Poétique, esthétique
Car, à l’issue d’une disparition (de qui ? Quelle importance ? Seules comptent son ombre et sa lumière), j’ai écrit des poèmes en prose, elliptiques, des énigmes baroques en suspens et comme ramifiées, des combinatoires d’images fantasmées, hallucinées, hypnotiques et pourtant abstraites, bref un ensemble de tableaux qui apparaissent, s’effacent, avec sensualisme ou à la serpe, et dont je me suis aperçu, après, qu’ils étaient bien la chronique (son illusion) du deuil hétérodoxe que je souhaitais écrire. Une boucle se bouclait, dans une poétique crépusculaire, avec pour modèle Épilogue de Jorge Luis Borges dans L’Auteur et autres textes : « Un homme fait le projet de dessiner le Monde. Les années passent : il peuple une surface d’images de provinces, de royaumes, de montagnes, de golfes, de navires, d’îles, de poissons, de maisons, d’instruments, d’astres, de chevaux, de gens. Peu avant sa mort, il s’aperçoit que ce patient labyrinthe de formes n’est rien d’autre que son portrait ». Or, entre Éros et Thanatos, Mort d’Athanase Shurail est un voyage chromatique et onirique, sensoriel aussi, entre l’absence et le deuil dont l’écriture découvre, finalement, la recherche esthétique qu’ils sont aussi.
L’image, énigme
Entre nouvelles expérimentales et poèmes en prose, telle une dépression dans un jardin d’été, Mort d’Athanase Shurail aimerait être une traversée (fatale ? tragique ?), face à laquelle l’expression « faire image » est la seule réponse possible des personnages, alors ils la déclinent… Du fantasme au cauchemar, du rêve éveillé à l’extase et au « cliché », du dessin au plan-séquence et à l’image vidéo, j’ai parcouru du mieux que je pouvais, dans la poétique de ce livre, l’utopie « iconique » du langage. Dans ce récit onirique (on y devine un retour en Méditerranée, des polaroids de Berlin, de Rome ou de Varsovie), une mise en abyme fantasmagorique et la poétique de l’exploration d’un temps défunt en cours de révélation (au sens photographique du terme) irriguent l’histoire de la peinture comme du cinéma (derrière chaque nouvelle se cache un micro-film de l’imaginaire).
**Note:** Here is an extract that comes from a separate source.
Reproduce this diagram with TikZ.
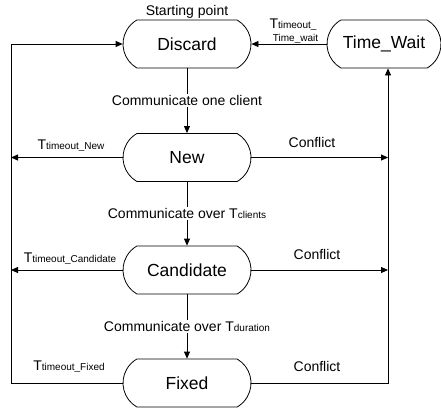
\documentclass[tikz,border=0pt]{standalone}
\usepackage{fontspec}
\setmainfont{Liberation Sans}
\usetikzlibrary{shapes.misc,arrows.meta}
\newcommand\nodefnt{\fontsize{17.5bp}{20bp}\selectfont}
\newcommand\lblfnt{\fontsize{14bp}{16bp}\selectfont}
\newcommand\subfnt{\fontsize{10bp}{12bp}\selectfont}
\newcommand\Tsub[1]{T{\subfnt #1}}
\tikzset{
  state/.style={draw, rounded rectangle, rounded rectangle arc length=120,
    minimum width=128bp, minimum height=48bp, inner sep=0pt, font=\nodefnt},
  arr/.style={-{Triangle[length=7bp,width=6bp]}},
  lbl/.style={font=\lblfnt, inner sep=0pt, anchor=base},
  mid/.style={font=\lblfnt, fill=white, inner sep=1.5bp}
}
\begin{document}
\begin{tikzpicture}[x=1bp,y=-1bp,line width=0.8bp]
\useasboundingbox (0,0) rectangle (441,409);
\node[state] (discard) at (187,44) {Discard};
\node[state, minimum width=114bp] (tw) at (384,44) {Time\_Wait};
\node[state] (new) at (187,157.5) {New};
\node[state] (cand) at (187,270) {Candidate};
\node[state] (fixed) at (187,383) {Fixed};
\coordinate (L) at (11,383);
\coordinate (R) at (388,383);
\node[lbl] (start) at (187,15) {Starting point};
% main chain
\draw[arr] (discard.south) -- node[mid] (c1) {Communicate one client} (new.north);
\draw[arr] (new.south) -- node[mid] (c2) {Communicate over \Tsub{clients}} (cand.north);
\draw[arr] (cand.south) -- node[mid] (c3) {Communicate over \Tsub{duration}} (fixed.north);
% time wait
\draw[arr] (tw.west) -- (discard.east);
\node[lbl] (tw1) at (293,28) {T{\subfnt timeout\_}};
\node[lbl] (tw2) at (295.5,41.5) {\subfnt Time\_wait};
% left side
\draw[arr] (fixed.west) -- (L) |- (discard.west);
\draw[arr] (new.west) -- (new.west -| L);
\draw[arr] (cand.west) -- (cand.west -| L);
% right side
\draw[arr] (fixed.east) -- (R) -- (R |- tw.south);
\draw[arr] (new.east) -- (new.east -| R);
\draw[arr] (cand.east) -- (cand.east -| R);
% labels
\node[lbl] (ln) at (71,149) {\Tsub{timeout\_New}};
\node[lbl] (rn) at (312,147) {Conflict};
\node[lbl] (lc) at (70,262) {\Tsub{timeout\_Candidate}};
\node[lbl] (rc) at (317,259) {Conflict};
\node[lbl] (lf) at (69,370) {\Tsub{timeout\_Fixed}};
\node[lbl] (rf) at (317,371) {Conflict};
\end{tikzpicture}
\end{document}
Construite enfin comme une partition chromatique – avec des accélérations, des suspens, des fragments –, l’écriture de Mort d’Athanase Shurail s’inscrit, autrement, dans la continuité de mes essais sur l’image et le sonore, telle une nouvelle expérience de « recherche esthétique en pratique ». Son point de départ, musicale, littéraire et cinématographique, y fait alors retour, secrètement.